27. In the case of Bingham and Benyman’s Motor Claims Cases 11th Edition Page 267 where it was held, citing the decision ion Mckean vs Raynor Bros Ltd Nottingham 2 ALL ER 650, 167 LT 369, 86 SOL JO 376 that:
“ a servant who was a general utility hand was instructed by his employer to take and drive one of the employer’s lorries and meet a convoy and deliver a message to them. Without permission from his employer, he used his father’s private car and was involved in an accident. He had used a private car on other occasion on the employer’s business and had never been told not to use a private care for that purpose.”
28. It was also held that the workman was doing an authorized act in an unauthorized but not a prohibited way, and the employer was liable. In the case of HILBEY J cited in Bayley vs Manchester Sheffield and Licdnshire RLY Co.  LR 8CP 148, 42 LJCP 78 28LT 366 par [6.56] the court held that:
“Where a servant is acting within the scope of his employment, and in so acting does something negligent or wrongful, the employer is liable even though the done may be the very reverse of that which the servant was actually directed to do.”
29. Also in the case of Limpus vs London General Ominibus Company  1 H & C 526, 32 LJ EX 34, 7LT 641, it was held that;
“The law casts upon the master a liability for act of the servant in the cause of his employment; and the law is not so futile as to allow a master, by giving secret instructions to his servant, to discharge himself from liability.”
30. Thus this court agrees with the finding of the trial that the 1st respondent was entitled to the judgement in the sum of Kshs. 339,000/= together with interest thereon from the date of filing suit.

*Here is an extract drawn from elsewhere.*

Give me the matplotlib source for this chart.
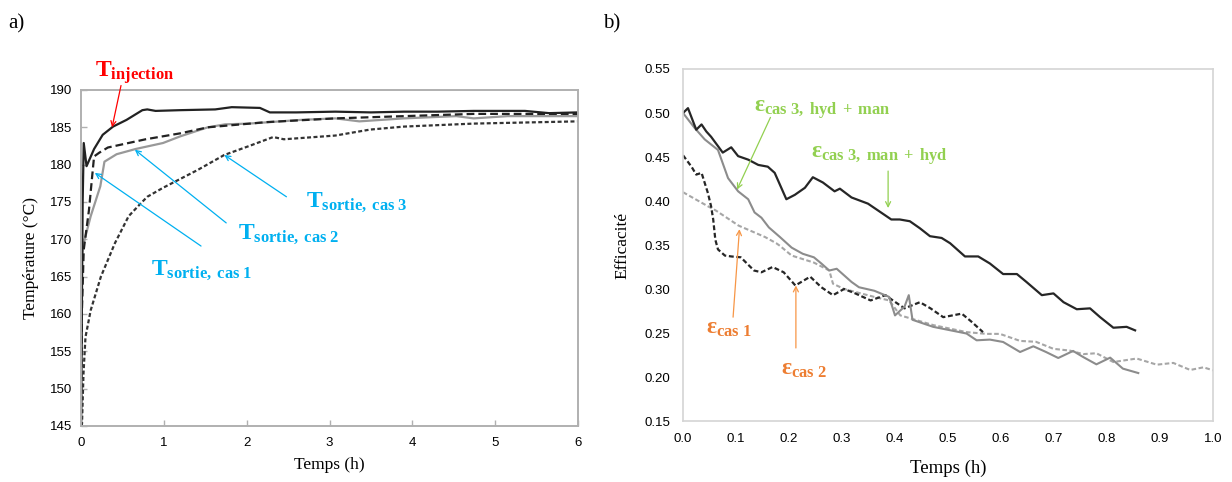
import matplotlib
matplotlib.use("Agg")
import matplotlib.pyplot as plt

plt.rcParams['mathtext.fontset'] = 'custom'
plt.rcParams['mathtext.rm'] = 'Liberation Serif'
plt.rcParams['mathtext.bf'] = 'Liberation Serif:bold'
plt.rcParams['mathtext.it'] = 'Liberation Serif:italic'
plt.rcParams['lines.solid_joinstyle'] = 'round'
plt.rcParams['lines.dash_joinstyle'] = 'round'

# ---------------- Panel a data (Temps en h, Température en °C) ----------------
t_inj = [0.0, 0.02, 0.033, 0.067, 0.158, 0.262, 0.387, 0.55, 0.741, 0.80, 0.9, 1.2, 1.62, 1.82, 2.16, 2.28, 2.6, 3.07, 3.5, 3.9, 4.3, 4.74, 5.36, 5.65, 6.0]
T_inj = [145.0, 175.0, 182.9, 179.8, 182.1, 184.0, 185.1, 186.0, 187.3, 187.4, 187.2, 187.3, 187.4, 187.7, 187.6, 187.0, 187.0, 187.1, 187.0, 187.1, 187.1, 187.2, 187.2, 186.9, 187.0]

t_cas1 = [0.0, 0.01, 0.033, 0.096, 0.137, 0.158, 0.22, 0.325, 0.78, 1.2, 1.53, 2.24, 3.07, 3.9, 4.74, 6.0]
T_cas1 = [145.0, 160.0, 168.6, 173.9, 178.7, 181.1, 181.6, 182.3, 183.4, 184.2, 185.0, 185.7, 186.2, 186.5, 186.8, 186.8]

t_cas2 = [0.0, 0.012, 0.033, 0.117, 0.233, 0.283, 0.43, 0.66, 0.99, 1.2, 1.53, 1.74, 2.03, 2.66, 3.07, 3.36, 3.9, 4.53, 4.74, 5.15, 6.0]
T_cas2 = [145.0, 167.7, 169.5, 173.1, 177.1, 180.4, 181.4, 182.1, 182.9, 183.8, 185.0, 185.4, 185.5, 186.0, 186.2, 185.8, 186.2, 186.5, 186.2, 186.5, 186.5]

t_cas3 = [0.005, 0.012, 0.03, 0.054, 0.117, 0.24, 0.41, 0.575, 0.72, 0.80, 0.99, 1.41, 1.73, 2.03, 2.32, 2.45, 3.07, 3.49, 3.9, 4.74, 6.0]
T_cas3 = [145.0, 145.3, 152.0, 156.9, 160.5, 165.0, 169.5, 173.1, 174.8, 175.7, 176.9, 179.3, 181.3, 182.5, 183.7, 183.4, 183.9, 184.7, 185.1, 185.5, 185.8]

# ---------------- Panel b data (Temps en h, Efficacité) ----------------
x_man_hyd = [0.0, 0.0094, 0.025, 0.035, 0.044, 0.053, 0.075, 0.091, 0.104, 0.123, 0.142, 0.160, 0.173, 0.195, 0.211, 0.230, 0.245, 0.264, 0.286, 0.296, 0.318, 0.349, 0.393, 0.409, 0.428, 0.447, 0.466, 0.488, 0.504, 0.532, 0.557, 0.579, 0.604, 0.630, 0.648, 0.677, 0.699, 0.718, 0.743, 0.768, 0.787, 0.812, 0.837, 0.853]
e_man_hyd = [0.500, 0.5055, 0.481, 0.487, 0.479, 0.473, 0.455, 0.461, 0.451, 0.447, 0.441, 0.439, 0.432, 0.402, 0.407, 0.415, 0.427, 0.421, 0.411, 0.414, 0.404, 0.397, 0.379, 0.379, 0.377, 0.369, 0.360, 0.358, 0.352, 0.337, 0.337, 0.329, 0.317, 0.317, 0.308, 0.293, 0.295, 0.285, 0.277, 0.278, 0.268, 0.256, 0.257, 0.253]

x_hyd_man = [0.0, 0.022, 0.041, 0.066, 0.085, 0.104, 0.123, 0.135, 0.148, 0.162, 0.183, 0.205, 0.226, 0.247, 0.261, 0.276, 0.29, 0.318, 0.332, 0.361, 0.389, 0.40, 0.418, 0.426, 0.433, 0.472, 0.535, 0.554, 0.579, 0.604, 0.636, 0.661, 0.685, 0.708, 0.736, 0.755, 0.780, 0.806, 0.830, 0.859]
e_hyd_man = [0.500, 0.483, 0.470, 0.458, 0.426, 0.411, 0.402, 0.387, 0.381, 0.370, 0.359, 0.347, 0.340, 0.336, 0.329, 0.321, 0.323, 0.308, 0.302, 0.298, 0.291, 0.270, 0.280, 0.293, 0.265, 0.257, 0.2494, 0.2417, 0.2425, 0.2398, 0.2284, 0.2349, 0.2284, 0.2216, 0.2296, 0.2227, 0.2144, 0.222, 0.2095, 0.2045]

x_e2 = [0.0, 0.016, 0.025, 0.035, 0.047, 0.053, 0.057, 0.061, 0.066, 0.079, 0.091, 0.109, 0.134, 0.148, 0.169, 0.19, 0.212, 0.24, 0.261, 0.283, 0.304, 0.325, 0.354, 0.382, 0.396, 0.418, 0.447, 0.467, 0.491, 0.526, 0.544, 0.566]
e_e2 = [0.452, 0.439, 0.430, 0.432, 0.409, 0.394, 0.379, 0.356, 0.345, 0.338, 0.337, 0.336, 0.321, 0.319, 0.325, 0.319, 0.304, 0.314, 0.302, 0.293, 0.300, 0.295, 0.287, 0.293, 0.287, 0.278, 0.285, 0.278, 0.268, 0.272, 0.263, 0.251]

x_e1 = [0.0, 0.047, 0.0625, 0.105, 0.155, 0.176, 0.183, 0.205, 0.247, 0.276, 0.283, 0.304, 0.361, 0.389, 0.41, 0.472, 0.535, 0.573, 0.598, 0.636, 0.666, 0.699, 0.730, 0.755, 0.780, 0.812, 0.856, 0.894, 0.925, 0.957, 0.982, 1.0]
e_e1 = [0.410, 0.394, 0.389, 0.372, 0.359, 0.352, 0.349, 0.338, 0.330, 0.321, 0.306, 0.300, 0.291, 0.287, 0.270, 0.259, 0.251, 0.249, 0.249, 0.241, 0.240, 0.232, 0.230, 0.226, 0.227, 0.217, 0.221, 0.214, 0.216, 0.208, 0.211, 0.2076]

a_xticks = [0, 1, 2, 3, 4, 5, 6]
a_yticks = [145, 150, 155, 160, 165, 170, 175, 180, 185, 190]
b_xticks = [0.0, 0.1, 0.2, 0.3, 0.4, 0.5, 0.6, 0.7, 0.8, 0.9, 1.0]
b_yticks = [0.15, 0.20, 0.25, 0.30, 0.35, 0.40, 0.45, 0.50, 0.55]

W, H = 1232, 482
fig = plt.figure(figsize=(W / 100, H / 100), dpi=100)

def fx(px):
    return px / W

def fy(py):
    return 1 - py / H

SERIF = 'Liberation Serif'
SANS = 'Liberation Sans'
CYAN = '#00b0f0'
RED = '#ff0000'
GREEN = '#92d050'
ORANGE = '#ed7d31'
ORANGE_L = '#f79646'

# ---------------- Panel a ----------------
ax1 = fig.add_axes([fx(81), fy(426), fx(578) - fx(81), fy(90) - fy(426)])
ax1.plot(t_cas3, T_cas3, color='#333333', lw=1.6, ls=(0, (1.8, 1.1)))
ax1.plot(t_cas2, T_cas2, color='#999999', lw=1.6)
ax1.plot(t_cas1, T_cas1, color='#222222', lw=1.6, ls=(0, (3.5, 1.8)))
ax1.plot(t_inj, T_inj, color='#222222', lw=1.6)
ax1.set_xlim(0, 6)
ax1.set_ylim(145, 190)
ax1.set_xticks(a_xticks)
ax1.set_yticks(a_yticks)
ax1.set_xticklabels([str(v) for v in a_xticks], fontfamily=SANS, fontsize=9.5)
ax1.set_yticklabels([str(v) for v in a_yticks], fontfamily=SANS, fontsize=9.5)
for s in ax1.spines.values():
    s.set_color('#b0b0b0')
    s.set_linewidth(1.4)
ax1.tick_params(axis='both', direction='in', length=4, color='#b0b0b0', width=1.0, pad=6)
ax1.tick_params(axis='x', pad=8)
ax1.set_xlabel('Temps (h)', fontfamily=SERIF, fontsize=12.5, labelpad=6)
ax1.set_ylabel('Température (°C)', fontfamily=SERIF, fontsize=12.5, labelpad=8)

arrow_c = dict(arrowstyle='->', color=CYAN, lw=0.9, shrinkA=0, shrinkB=0, mutation_scale=9)
ax1.annotate('', xy=(0.167, 178.9), xytext=(1.449, 169.1), arrowprops=arrow_c)
ax1.annotate('', xy=(0.65, 182.0), xytext=(1.753, 172.2), arrowprops=arrow_c)
ax1.annotate('', xy=(1.73, 181.3), xytext=(2.48, 175.7), arrowprops=arrow_c)
arrow_r = dict(arrowstyle='->', color=RED, lw=0.9, shrinkA=0, shrinkB=0, mutation_scale=9)
ax1.annotate('', xy=(0.375, 185.0), xytext=(0.483, 190.6), arrowprops=arrow_r, annotation_clip=False)

fig.text(fx(95), fy(77), r'$\mathbf{T}_{\mathbf{injection}}$', color=RED, fontsize=17, ha='left', va='baseline')
fig.text(fx(151), fy(275), r'$\mathbf{T}_{\mathbf{sortie,\ cas\ 1}}$', color=CYAN, fontsize=17, ha='left', va='baseline')
fig.text(fx(238), fy(239), r'$\mathbf{T}_{\mathbf{sortie,\ cas\ 2}}$', color=CYAN, fontsize=17, ha='left', va='baseline')
fig.text(fx(306), fy(207), r'$\mathbf{T}_{\mathbf{sortie,\ cas\ 3}}$', color=CYAN, fontsize=17, ha='left', va='baseline')

# ---------------- Panel b ----------------
ax2 = fig.add_axes([fx(683), fy(421), fx(1213) - fx(683), fy(69) - fy(421)])
ax2.plot(x_e1, e_e1, color='#a6a6a6', lw=1.5, ls=(0, (2.2, 1.2)))
ax2.plot(x_e2, e_e2, color='#262626', lw=1.6, ls=(0, (2.2, 1.2)))
ax2.plot(x_hyd_man, e_hyd_man, color='#8c8c8c', lw=1.5)
ax2.plot(x_man_hyd, e_man_hyd, color='#262626', lw=1.6)
ax2.set_xlim(0, 1.0)
ax2.set_ylim(0.15, 0.55)
ax2.set_xticks(b_xticks)
ax2.set_yticks(b_yticks)
ax2.set_xticklabels(['%.1f' % v for v in b_xticks], fontfamily=SANS, fontsize=9.5)
ax2.set_yticklabels(['%.2f' % v for v in b_yticks], fontfamily=SANS, fontsize=9.5)
for s in ax2.spines.values():
    s.set_color('#d4d4d4')
    s.set_linewidth(1.2)
ax2.tick_params(axis='both', length=0, pad=9)
ax2.set_xlabel('Temps (h)', fontfamily=SERIF, fontsize=13.5, labelpad=10)
ax2.set_ylabel('Efficacité', fontfamily=SERIF, fontsize=12.5, labelpad=10)

arrow_g = dict(arrowstyle='->', color=GREEN, lw=0.9, shrinkA=0, shrinkB=0, mutation_scale=9)
ax2.annotate('', xy=(0.102, 0.413), xytext=(0.165, 0.495), arrowprops=arrow_g)
ax2.annotate('', xy=(0.387, 0.392), xytext=(0.387, 0.434), arrowprops=arrow_g)
arrow_o = dict(arrowstyle='->', color=ORANGE_L, lw=0.9, shrinkA=0, shrinkB=0, mutation_scale=9)
ax2.annotate('', xy=(0.1065, 0.368), xytext=(0.0945, 0.268), arrowprops=arrow_o)
ax2.annotate('', xy=(0.213, 0.304), xytext=(0.213, 0.233), arrowprops=arrow_o)

fig.text(fx(754), fy(112), r'$\mathbf{ε}_{\mathbf{cas\ 3,\ hyd\ +\ man}}$', color=GREEN, fontsize=17, ha='left', va='baseline')
fig.text(fx(811), fy(158), r'$\mathbf{ε}_{\mathbf{cas\ 3,\ man\ +\ hyd}}$', color=GREEN, fontsize=17, ha='left', va='baseline')
fig.text(fx(706), fy(334), r'$\mathbf{ε}_{\mathbf{cas\ 1}}$', color=ORANGE, fontsize=17, ha='left', va='baseline')
fig.text(fx(781), fy(375), r'$\mathbf{ε}_{\mathbf{cas\ 2}}$', color=ORANGE, fontsize=17, ha='left', va='baseline')

# panel labels
fig.text(fx(8), fy(28), 'a)', fontfamily=SERIF, fontsize=15, ha='left', va='baseline')
fig.text(fx(603), fy(28), 'b)', fontfamily=SERIF, fontsize=15, ha='left', va='baseline')

fig.savefig('out.png', dpi=100)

31. The third party herein was duly served but never did enter appearance, he was deemed to have admitted the validity of the decree obtained against the Respondent to the extent claimed in the 3rd party notice filed in court on the 6th October, 2009 pursuant to the provisions of Order 1 Rule 17 of the Civil Procedure Rules.
i. Thus the court finds no merit in the instant appeal and dismisses the same with costs to the 1st respondent.
DATED, SIGNED AND DELIVERED AT NAIROBI THIS 20TH DAY OF DECEMBER, 2019.